- [Supplied material]:
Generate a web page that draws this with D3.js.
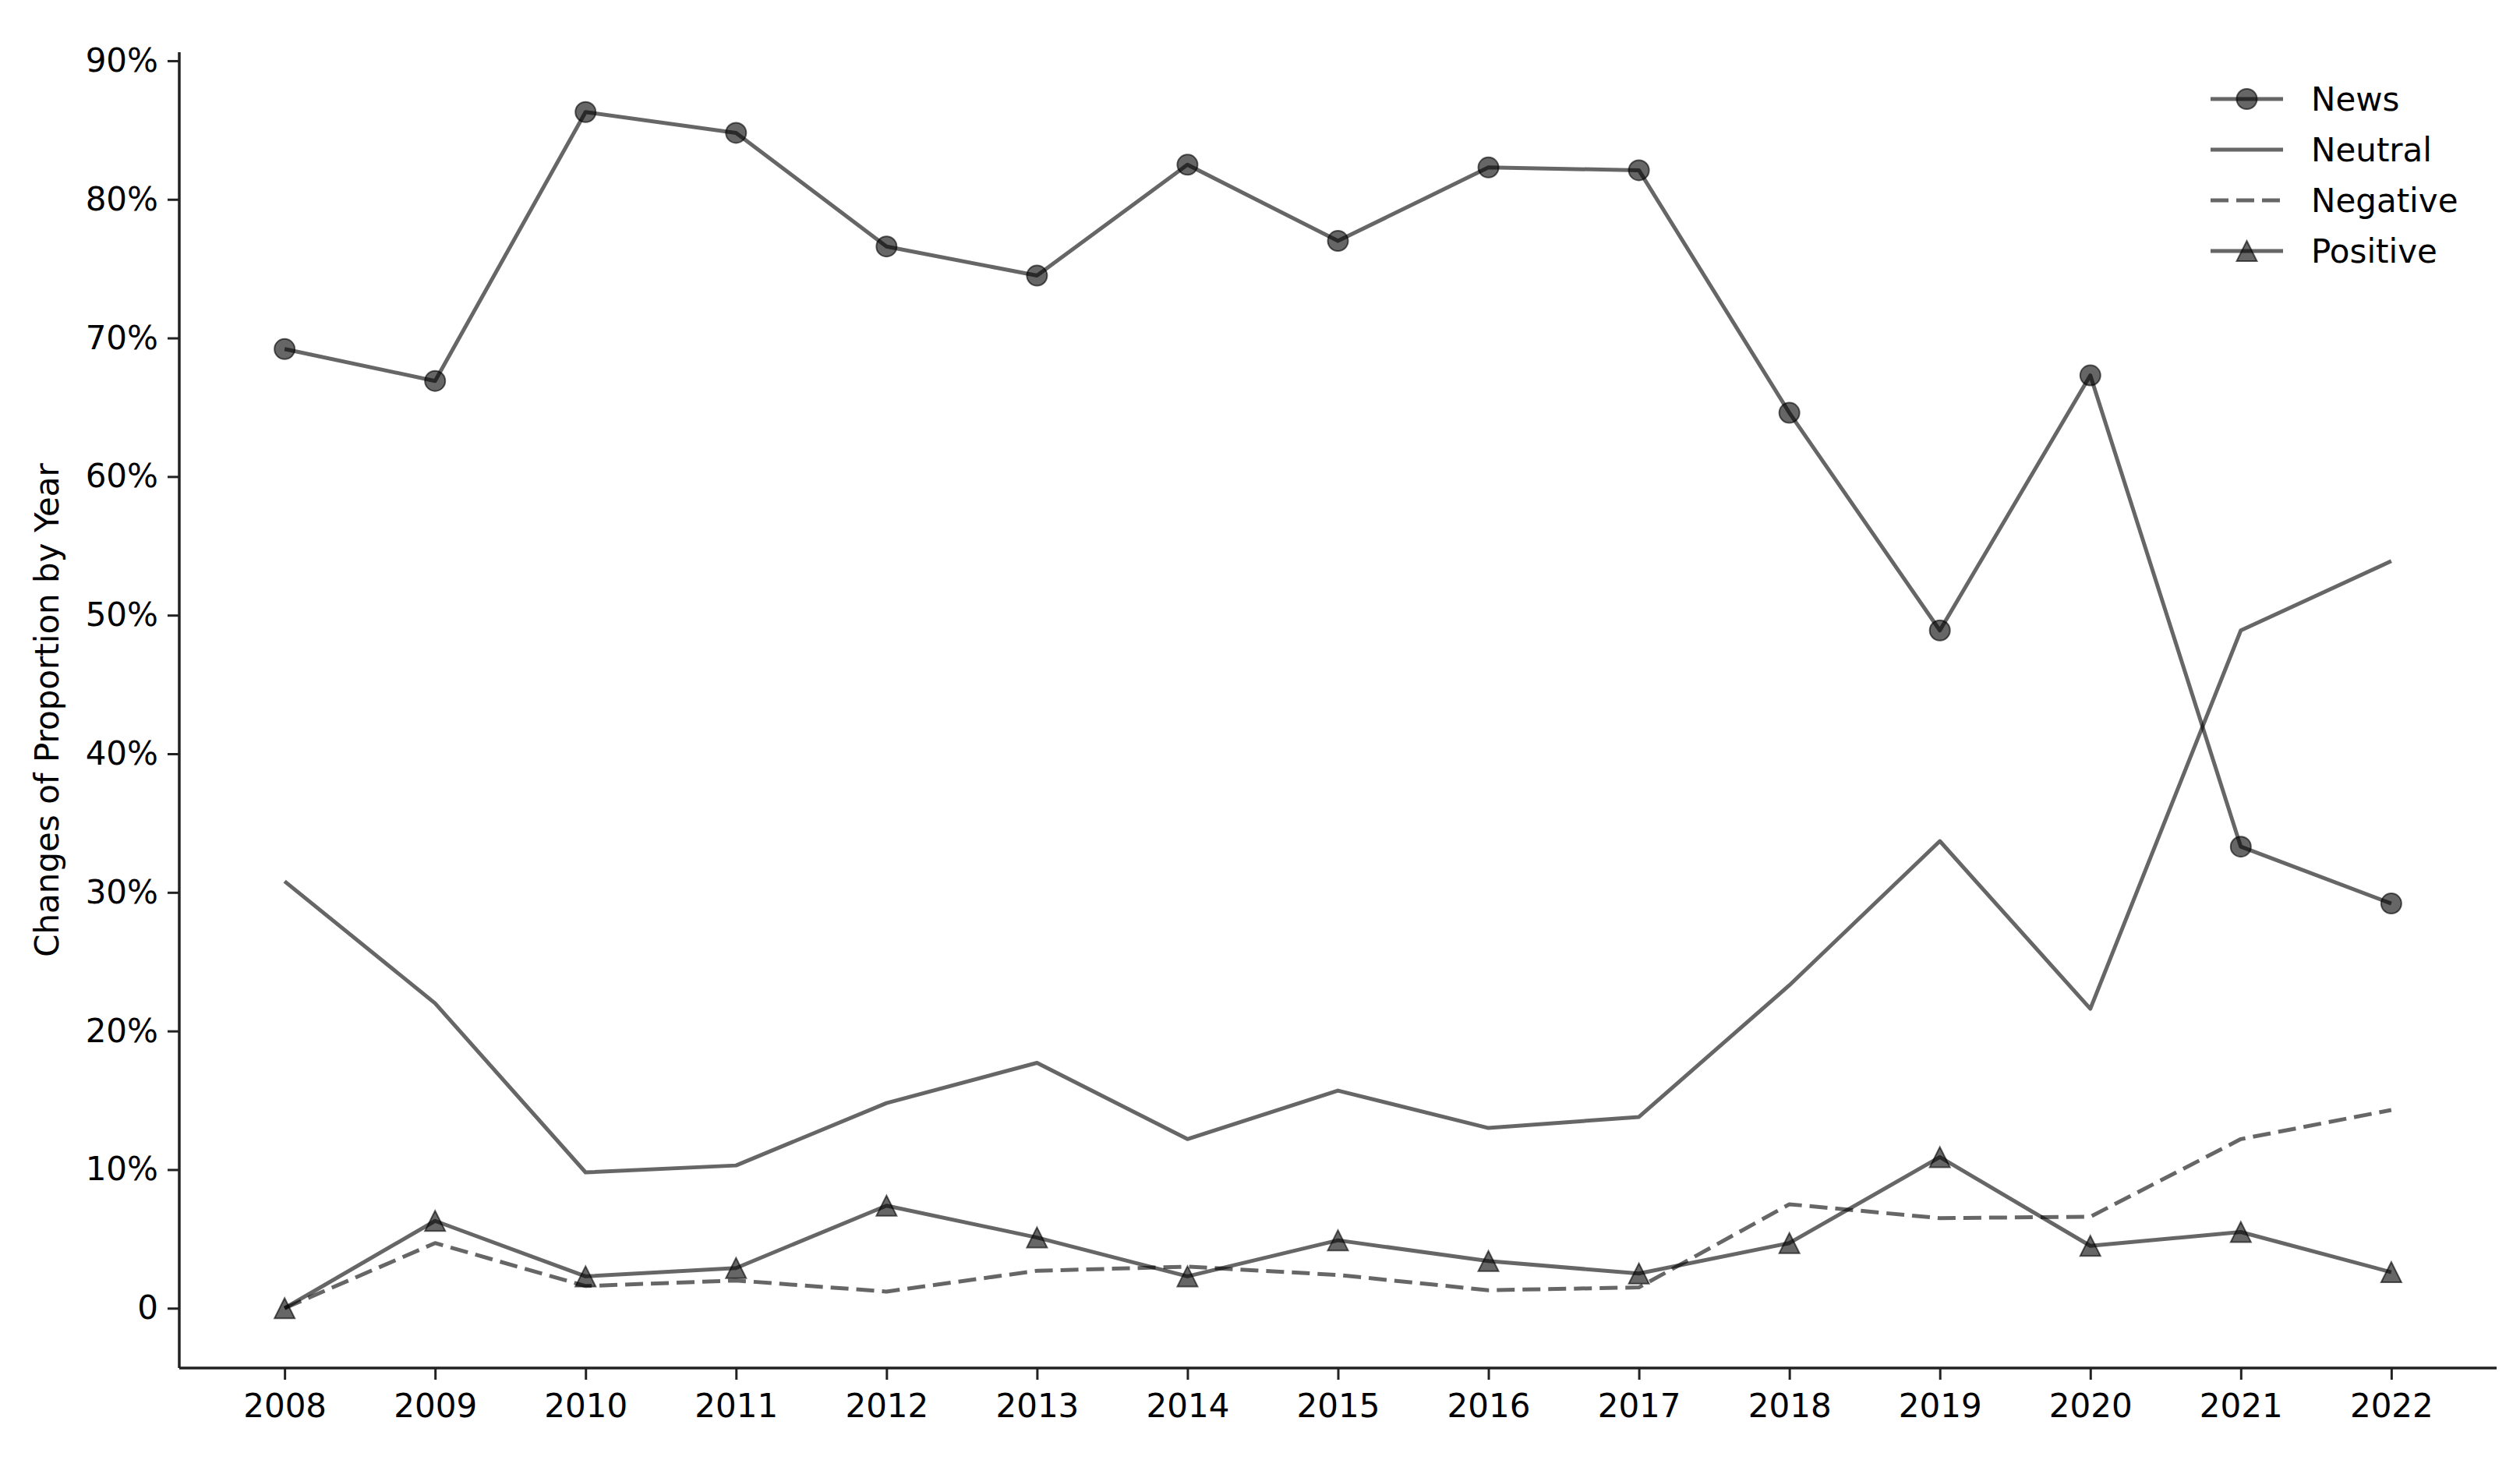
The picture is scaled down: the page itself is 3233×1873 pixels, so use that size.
<!DOCTYPE html>
<html>
<head>
<meta charset="utf-8">
<script src="https://cdn.jsdelivr.net/npm/d3@7"></script>
<style>
  body { margin: 0; background: #fff; }
  text { font-family: "DejaVu Sans", sans-serif; fill: #000; }
</style>
</head>
<body>
<div id="chart"></div>
<script>
// values, in percent
var years = [2008, 2009, 2010, 2011, 2012, 2013, 2014, 2015, 2016, 2017, 2018, 2019, 2020, 2021, 2022];
var news = [69.2, 66.9, 86.3, 84.8, 76.6, 74.5, 82.5, 77.0, 82.3, 82.1, 64.6, 48.9, 67.3, 33.3, 29.2];
var neutral = [30.8, 22.0, 9.8, 10.3, 14.8, 17.7, 12.2, 15.7, 13.0, 13.8, 23.3, 33.7, 21.6, 48.9, 53.9];
var negative = [0, 4.7, 1.6, 2.0, 1.2, 2.7, 3.0, 2.4, 1.3, 1.5, 7.5, 6.5, 6.6, 12.2, 14.3];
var positive = [0, 6.3, 2.3, 2.9, 7.4, 5.1, 2.3, 4.9, 3.4, 2.5, 4.7, 10.9, 4.5, 5.5, 2.6];
var yTicks = [0, 10, 20, 30, 40, 50, 60, 70, 80, 90];
var seriesNames = ["News", "Neutral", "Negative", "Positive"];

var W = 3233, H = 1873;
// plot box (note: "top" is taken by window.top, so use other names)
var plotL = 230, plotR = 3203, plotT = 67, plotB = 1755;
var lineColor = "rgba(0,0,0,0.6)";
var lw = 5, fs = 42;

var svg = d3.select("#chart").append("svg")
  .attr("width", W)
  .attr("height", H);

// matplotlib-like 5% margins on both axes
var xPad = (years[years.length - 1] - years[0]) * 0.05;
var x = d3.scaleLinear()
  .domain([years[0] - xPad, years[years.length - 1] + xPad])
  .range([plotL, plotR]);

var yMax = d3.max(news);
var y = d3.scaleLinear()
  .domain([-yMax * 0.05, yMax * 1.05])
  .range([plotB, plotT]);

// axes
var xAxis = d3.axisBottom(x)
  .tickValues(years)
  .tickFormat(d3.format("d"))
  .tickSize(15)
  .tickPadding(18);
var yAxis = d3.axisLeft(y)
  .tickValues(yTicks)
  .tickFormat(function (d) { return d === 0 ? "0" : d + "%"; })
  .tickSize(15)
  .tickPadding(12);

var gx = svg.append("g")
  .attr("transform", "translate(0," + plotB + ")")
  .call(xAxis);
var gy = svg.append("g")
  .attr("transform", "translate(" + plotL + ",0)")
  .call(yAxis);

[gx, gy].forEach(function (g) {
  g.select(".domain").attr("stroke", "#222").attr("stroke-width", 3.5);
  g.selectAll(".tick line").attr("stroke", "#222").attr("stroke-width", 3);
  g.selectAll(".tick text")
    .attr("font-size", fs)
    .attr("font-family", "DejaVu Sans")
    .attr("fill", "#000");
});
// d3 draws the domain path with end ticks; keep the spine plain
gx.select(".domain").attr("d", "M" + plotL + ",0H" + plotR);
gy.select(".domain").attr("d", "M0," + (plotB - plotB) + "M0," + (plotB - 0) + "V" + plotT);

svg.append("text")
  .attr("transform", "translate(75," + (plotT + plotB) / 2 + ") rotate(-90)")
  .attr("text-anchor", "middle")
  .attr("font-size", fs)
  .text("Changes of Proportion by Year");

// lines
var line = d3.line()
  .x(function (d, i) { return x(years[i]); })
  .y(function (d) { return y(d); });

function drawLine(values, dash) {
  svg.append("path")
    .datum(values)
    .attr("fill", "none")
    .attr("stroke", lineColor)
    .attr("stroke-width", lw)
    .attr("stroke-linejoin", "round")
    .attr("stroke-dasharray", dash || null)
    .attr("d", line);
}

function triPath(s) {
  // matplotlib "^" : box-centered triangle, width == height
  return "M0," + (-s) + "L" + s + "," + s + "L" + (-s) + "," + s + "Z";
}

function drawCircles(values) {
  svg.append("g").selectAll("circle")
    .data(values)
    .enter()
    .append("circle")
    .attr("cx", function (d, i) { return x(years[i]); })
    .attr("cy", function (d) { return y(d); })
    .attr("r", 13)
    .attr("fill", lineColor)
    .attr("stroke", lineColor)
    .attr("stroke-width", 2);
}

function drawTriangles(values) {
  svg.append("g").selectAll("path")
    .data(values)
    .enter()
    .append("path")
    .attr("transform", function (d, i) {
      return "translate(" + x(years[i]) + "," + y(d) + ")";
    })
    .attr("d", triPath(13))
    .attr("fill", lineColor)
    .attr("stroke", lineColor)
    .attr("stroke-width", 2);
}

drawLine(news);
drawCircles(news);
drawLine(neutral);
drawLine(negative, "23,10");
drawLine(positive);
drawTriangles(positive);

// legend
var legend = svg.append("g");
var lx0 = 2836, lx1 = 2929, ly0 = 127, rowH = 65;
seriesNames.forEach(function (name, i) {
  var cy = ly0 + i * rowH;
  var lineEl = legend.append("line")
    .attr("x1", lx0).attr("x2", lx1)
    .attr("y1", cy).attr("y2", cy)
    .attr("stroke", lineColor)
    .attr("stroke-width", lw);
  if (name === "Negative") lineEl.attr("stroke-dasharray", "23,10");
  var mx = (lx0 + lx1) / 2;
  if (name === "News") {
    legend.append("circle")
      .attr("cx", mx).attr("cy", cy).attr("r", 13)
      .attr("fill", lineColor).attr("stroke", lineColor).attr("stroke-width", 2);
  }
  if (name === "Positive") {
    legend.append("path")
      .attr("transform", "translate(" + mx + "," + cy + ")")
      .attr("d", triPath(13))
      .attr("fill", lineColor).attr("stroke", lineColor).attr("stroke-width", 2);
  }
  legend.append("text")
    .attr("x", 2965)
    .attr("y", cy + 15)
    .attr("font-size", fs)
    .text(name);
});
</script>
</body>
</html>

- [Exercise details]: The listing above needs to be output again exactly. Don't include the pictures.

- [Exercise output]:
Generate a web page that draws this with D3.js.
The picture is scaled down: the page itself is 3233×1873 pixels, so use that size.
<!DOCTYPE html>
<html>
<head>
<meta charset="utf-8">
<script src="https://cdn.jsdelivr.net/npm/d3@7"></script>
<style>
  body { margin: 0; background: #fff; }
  text { font-family: "DejaVu Sans", sans-serif; fill: #000; }
</style>
</head>
<body>
<div id="chart"></div>
<script>
// values, in percent
var years = [2008, 2009, 2010, 2011, 2012, 2013, 2014, 2015, 2016, 2017, 2018, 2019, 2020, 2021, 2022];
var news = [69.2, 66.9, 86.3, 84.8, 76.6, 74.5, 82.5, 77.0, 82.3, 82.1, 64.6, 48.9, 67.3, 33.3, 29.2];
var neutral = [30.8, 22.0, 9.8, 10.3, 14.8, 17.7, 12.2, 15.7, 13.0, 13.8, 23.3, 33.7, 21.6, 48.9, 53.9];
var negative = [0, 4.7, 1.6, 2.0, 1.2, 2.7, 3.0, 2.4, 1.3, 1.5, 7.5, 6.5, 6.6, 12.2, 14.3];
var positive = [0, 6.3, 2.3, 2.9, 7.4, 5.1, 2.3, 4.9, 3.4, 2.5, 4.7, 10.9, 4.5, 5.5, 2.6];
var yTicks = [0, 10, 20, 30, 40, 50, 60, 70, 80, 90];
var seriesNames = ["News", "Neutral", "Negative", "Positive"];

var W = 3233, H = 1873;
// plot box (note: "top" is taken by window.top, so use other names)
var plotL = 230, plotR = 3203, plotT = 67, plotB = 1755;
var lineColor = "rgba(0,0,0,0.6)";
var lw = 5, fs = 42;

var svg = d3.select("#chart").append("svg")
  .attr("width", W)
  .attr("height", H);

// matplotlib-like 5% margins on both axes
var xPad = (years[years.length - 1] - years[0]) * 0.05;
var x = d3.scaleLinear()
  .domain([years[0] - xPad, years[years.length - 1] + xPad])
  .range([plotL, plotR]);

var yMax = d3.max(news);
var y = d3.scaleLinear()
  .domain([-yMax * 0.05, yMax * 1.05])
  .range([plotB, plotT]);

// axes
var xAxis = d3.axisBottom(x)
  .tickValues(years)
  .tickFormat(d3.format("d"))
  .tickSize(15)
  .tickPadding(18);
var yAxis = d3.axisLeft(y)
  .tickValues(yTicks)
  .tickFormat(function (d) { return d === 0 ? "0" : d + "%"; })
  .tickSize(15)
  .tickPadding(12);

var gx = svg.append("g")
  .attr("transform", "translate(0," + plotB + ")")
  .call(xAxis);
var gy = svg.append("g")
  .attr("transform", "translate(" + plotL + ",0)")
  .call(yAxis);

[gx, gy].forEach(function (g) {
  g.select(".domain").attr("stroke", "#222").attr("stroke-width", 3.5);
  g.selectAll(".tick line").attr("stroke", "#222").attr("stroke-width", 3);
  g.selectAll(".tick text")
    .attr("font-size", fs)
    .attr("font-family", "DejaVu Sans")
    .attr("fill", "#000");
});
// d3 draws the domain path with end ticks; keep the spine plain
gx.select(".domain").attr("d", "M" + plotL + ",0H" + plotR);
gy.select(".domain").attr("d", "M0," + (plotB - plotB) + "M0," + (plotB - 0) + "V" + plotT);

svg.append("text")
  .attr("transform", "translate(75," + (plotT + plotB) / 2 + ") rotate(-90)")
  .attr("text-anchor", "middle")
  .attr("font-size", fs)
  .text("Changes of Proportion by Year");

// lines
var line = d3.line()
  .x(function (d, i) { return x(years[i]); })
  .y(function (d) { return y(d); });

function drawLine(values, dash) {
  svg.append("path")
    .datum(values)
    .attr("fill", "none")
    .attr("stroke", lineColor)
    .attr("stroke-width", lw)
    .attr("stroke-linejoin", "round")
    .attr("stroke-dasharray", dash || null)
    .attr("d", line);
}

function triPath(s) {
  // matplotlib "^" : box-centered triangle, width == height
  return "M0," + (-s) + "L" + s + "," + s + "L" + (-s) + "," + s + "Z";
}

function drawCircles(values) {
  svg.append("g").selectAll("circle")
    .data(values)
    .enter()
    .append("circle")
    .attr("cx", function (d, i) { return x(years[i]); })
    .attr("cy", function (d) { return y(d); })
    .attr("r", 13)
    .attr("fill", lineColor)
    .attr("stroke", lineColor)
    .attr("stroke-width", 2);
}

function drawTriangles(values) {
  svg.append("g").selectAll("path")
    .data(values)
    .enter()
    .append("path")
    .attr("transform", function (d, i) {
      return "translate(" + x(years[i]) + "," + y(d) + ")";
    })
    .attr("d", triPath(13))
    .attr("fill", lineColor)
    .attr("stroke", lineColor)
    .attr("stroke-width", 2);
}

drawLine(news);
drawCircles(news);
drawLine(neutral);
drawLine(negative, "23,10");
drawLine(positive);
drawTriangles(positive);

// legend
var legend = svg.append("g");
var lx0 = 2836, lx1 = 2929, ly0 = 127, rowH = 65;
seriesNames.forEach(function (name, i) {
  var cy = ly0 + i * rowH;
  var lineEl = legend.append("line")
    .attr("x1", lx0).attr("x2", lx1)
    .attr("y1", cy).attr("y2", cy)
    .attr("stroke", lineColor)
    .attr("stroke-width", lw);
  if (name === "Negative") lineEl.attr("stroke-dasharray", "23,10");
  var mx = (lx0 + lx1) / 2;
  if (name === "News") {
    legend.append("circle")
      .attr("cx", mx).attr("cy", cy).attr("r", 13)
      .attr("fill", lineColor).attr("stroke", lineColor).attr("stroke-width", 2);
  }
  if (name === "Positive") {
    legend.append("path")
      .attr("transform", "translate(" + mx + "," + cy + ")")
      .attr("d", triPath(13))
      .attr("fill", lineColor).attr("stroke", lineColor).attr("stroke-width", 2);
  }
  legend.append("text")
    .attr("x", 2965)
    .attr("y", cy + 15)
    .attr("font-size", fs)
    .text(name);
});
</script>
</body>
</html>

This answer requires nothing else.